Aim:
Below are the records. List every line holding the word "this".

Extracted material:
---

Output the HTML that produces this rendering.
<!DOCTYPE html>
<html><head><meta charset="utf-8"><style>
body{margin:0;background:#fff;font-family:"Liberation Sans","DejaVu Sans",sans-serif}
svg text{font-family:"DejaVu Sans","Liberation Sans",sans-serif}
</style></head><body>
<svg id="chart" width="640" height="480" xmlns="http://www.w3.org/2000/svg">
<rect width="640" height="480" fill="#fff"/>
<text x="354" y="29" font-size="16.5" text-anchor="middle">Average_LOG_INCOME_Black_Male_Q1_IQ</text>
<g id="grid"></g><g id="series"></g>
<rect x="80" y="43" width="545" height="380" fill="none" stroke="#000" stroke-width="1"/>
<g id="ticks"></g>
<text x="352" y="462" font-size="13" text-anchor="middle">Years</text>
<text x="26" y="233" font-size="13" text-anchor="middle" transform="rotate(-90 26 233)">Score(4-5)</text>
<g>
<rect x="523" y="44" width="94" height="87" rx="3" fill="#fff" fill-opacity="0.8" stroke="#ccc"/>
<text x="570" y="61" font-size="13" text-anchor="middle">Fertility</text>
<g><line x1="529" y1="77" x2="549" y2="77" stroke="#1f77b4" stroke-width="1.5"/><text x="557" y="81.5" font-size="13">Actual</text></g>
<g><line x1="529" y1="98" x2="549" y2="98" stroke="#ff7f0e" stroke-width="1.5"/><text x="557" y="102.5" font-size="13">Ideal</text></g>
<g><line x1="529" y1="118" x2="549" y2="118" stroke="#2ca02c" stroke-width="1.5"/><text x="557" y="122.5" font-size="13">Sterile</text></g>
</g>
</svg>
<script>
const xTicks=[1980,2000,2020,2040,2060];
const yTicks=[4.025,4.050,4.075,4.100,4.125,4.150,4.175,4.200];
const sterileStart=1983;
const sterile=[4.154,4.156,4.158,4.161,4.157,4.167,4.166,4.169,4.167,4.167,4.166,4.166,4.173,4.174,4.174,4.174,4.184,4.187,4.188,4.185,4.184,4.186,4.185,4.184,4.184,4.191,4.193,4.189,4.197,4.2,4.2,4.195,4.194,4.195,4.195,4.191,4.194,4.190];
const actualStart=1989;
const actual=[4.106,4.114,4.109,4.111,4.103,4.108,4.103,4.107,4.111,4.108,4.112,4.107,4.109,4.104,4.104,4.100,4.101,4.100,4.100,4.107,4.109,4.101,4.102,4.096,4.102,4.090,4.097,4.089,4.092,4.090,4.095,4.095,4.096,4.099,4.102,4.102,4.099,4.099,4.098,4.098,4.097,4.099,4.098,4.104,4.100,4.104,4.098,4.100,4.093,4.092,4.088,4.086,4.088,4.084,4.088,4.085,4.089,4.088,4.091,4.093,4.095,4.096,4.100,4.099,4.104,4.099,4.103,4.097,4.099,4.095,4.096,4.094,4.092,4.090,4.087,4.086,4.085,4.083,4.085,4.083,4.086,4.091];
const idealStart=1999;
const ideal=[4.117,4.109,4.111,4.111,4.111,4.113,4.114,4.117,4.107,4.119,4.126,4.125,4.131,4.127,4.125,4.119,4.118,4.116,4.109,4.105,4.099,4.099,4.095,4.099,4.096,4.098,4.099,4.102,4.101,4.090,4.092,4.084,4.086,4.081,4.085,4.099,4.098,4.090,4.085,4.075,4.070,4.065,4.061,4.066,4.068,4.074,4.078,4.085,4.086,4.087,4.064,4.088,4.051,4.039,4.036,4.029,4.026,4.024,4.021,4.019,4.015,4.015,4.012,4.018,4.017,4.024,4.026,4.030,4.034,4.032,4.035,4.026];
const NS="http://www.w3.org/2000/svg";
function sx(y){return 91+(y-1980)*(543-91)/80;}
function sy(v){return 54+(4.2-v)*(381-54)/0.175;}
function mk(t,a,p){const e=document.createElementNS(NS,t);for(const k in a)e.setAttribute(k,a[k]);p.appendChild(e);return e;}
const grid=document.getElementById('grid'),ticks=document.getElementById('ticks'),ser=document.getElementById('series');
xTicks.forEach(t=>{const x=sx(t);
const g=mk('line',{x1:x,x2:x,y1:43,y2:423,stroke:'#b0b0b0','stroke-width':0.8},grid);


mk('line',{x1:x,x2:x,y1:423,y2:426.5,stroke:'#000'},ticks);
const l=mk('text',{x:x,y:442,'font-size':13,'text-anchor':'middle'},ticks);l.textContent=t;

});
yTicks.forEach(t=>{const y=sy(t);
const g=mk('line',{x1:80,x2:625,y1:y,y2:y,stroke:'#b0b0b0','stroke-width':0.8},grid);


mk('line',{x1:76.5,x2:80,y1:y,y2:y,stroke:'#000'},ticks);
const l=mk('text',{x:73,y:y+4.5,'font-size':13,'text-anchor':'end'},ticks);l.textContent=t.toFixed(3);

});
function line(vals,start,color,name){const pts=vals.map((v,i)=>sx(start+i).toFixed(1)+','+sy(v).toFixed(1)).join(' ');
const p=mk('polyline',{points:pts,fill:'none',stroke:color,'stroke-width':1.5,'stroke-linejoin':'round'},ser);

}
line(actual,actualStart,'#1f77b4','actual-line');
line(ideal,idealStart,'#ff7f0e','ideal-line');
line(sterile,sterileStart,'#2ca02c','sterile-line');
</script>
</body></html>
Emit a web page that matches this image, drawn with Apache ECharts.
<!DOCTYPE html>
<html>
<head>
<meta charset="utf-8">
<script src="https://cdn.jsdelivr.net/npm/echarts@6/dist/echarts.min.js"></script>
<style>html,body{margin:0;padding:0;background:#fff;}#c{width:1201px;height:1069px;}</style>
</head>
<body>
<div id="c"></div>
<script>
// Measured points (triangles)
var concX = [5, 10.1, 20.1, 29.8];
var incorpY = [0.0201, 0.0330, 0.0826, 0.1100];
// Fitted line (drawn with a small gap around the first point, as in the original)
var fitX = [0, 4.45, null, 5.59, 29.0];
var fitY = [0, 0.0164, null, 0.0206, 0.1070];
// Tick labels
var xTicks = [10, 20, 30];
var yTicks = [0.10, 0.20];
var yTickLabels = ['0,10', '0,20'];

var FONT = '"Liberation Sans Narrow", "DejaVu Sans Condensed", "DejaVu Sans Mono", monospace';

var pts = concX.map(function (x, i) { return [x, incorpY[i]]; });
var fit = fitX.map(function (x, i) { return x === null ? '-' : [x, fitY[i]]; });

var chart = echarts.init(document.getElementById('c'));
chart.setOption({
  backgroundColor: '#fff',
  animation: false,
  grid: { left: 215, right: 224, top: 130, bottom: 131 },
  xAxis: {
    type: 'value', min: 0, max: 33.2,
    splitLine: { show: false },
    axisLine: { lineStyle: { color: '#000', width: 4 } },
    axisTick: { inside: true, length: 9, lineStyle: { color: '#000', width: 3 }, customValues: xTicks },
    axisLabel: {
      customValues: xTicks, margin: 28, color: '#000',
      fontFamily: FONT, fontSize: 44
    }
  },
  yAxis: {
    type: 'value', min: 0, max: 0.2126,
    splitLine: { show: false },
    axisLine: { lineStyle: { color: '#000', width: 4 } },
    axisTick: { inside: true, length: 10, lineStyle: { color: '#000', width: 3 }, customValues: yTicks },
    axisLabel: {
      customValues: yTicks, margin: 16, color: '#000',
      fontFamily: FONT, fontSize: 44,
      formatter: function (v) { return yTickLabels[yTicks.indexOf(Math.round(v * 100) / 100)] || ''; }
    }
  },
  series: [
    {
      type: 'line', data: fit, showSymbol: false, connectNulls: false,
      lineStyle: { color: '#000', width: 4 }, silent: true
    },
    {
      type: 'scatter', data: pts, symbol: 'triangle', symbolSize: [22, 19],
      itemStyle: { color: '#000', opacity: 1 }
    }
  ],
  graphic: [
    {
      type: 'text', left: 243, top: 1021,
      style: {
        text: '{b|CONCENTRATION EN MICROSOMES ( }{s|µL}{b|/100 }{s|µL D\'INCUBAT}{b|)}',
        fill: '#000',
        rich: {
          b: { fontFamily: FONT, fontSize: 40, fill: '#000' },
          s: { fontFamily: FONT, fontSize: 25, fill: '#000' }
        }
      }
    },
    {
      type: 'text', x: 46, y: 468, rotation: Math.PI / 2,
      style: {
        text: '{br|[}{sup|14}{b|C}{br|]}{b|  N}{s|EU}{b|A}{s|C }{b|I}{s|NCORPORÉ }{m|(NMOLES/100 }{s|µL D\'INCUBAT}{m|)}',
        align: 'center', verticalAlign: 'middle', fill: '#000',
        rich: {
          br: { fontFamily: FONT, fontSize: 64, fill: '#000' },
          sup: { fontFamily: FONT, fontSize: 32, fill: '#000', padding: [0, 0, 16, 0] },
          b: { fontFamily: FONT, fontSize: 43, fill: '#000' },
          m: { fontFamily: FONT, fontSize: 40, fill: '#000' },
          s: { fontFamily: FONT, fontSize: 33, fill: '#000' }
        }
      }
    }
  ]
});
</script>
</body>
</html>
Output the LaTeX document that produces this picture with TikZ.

---

Result:
Output the HTML that produces this rendering.
Emit a web page that matches this image, drawn with Apache ECharts.
Output the LaTeX document that produces this picture with TikZ.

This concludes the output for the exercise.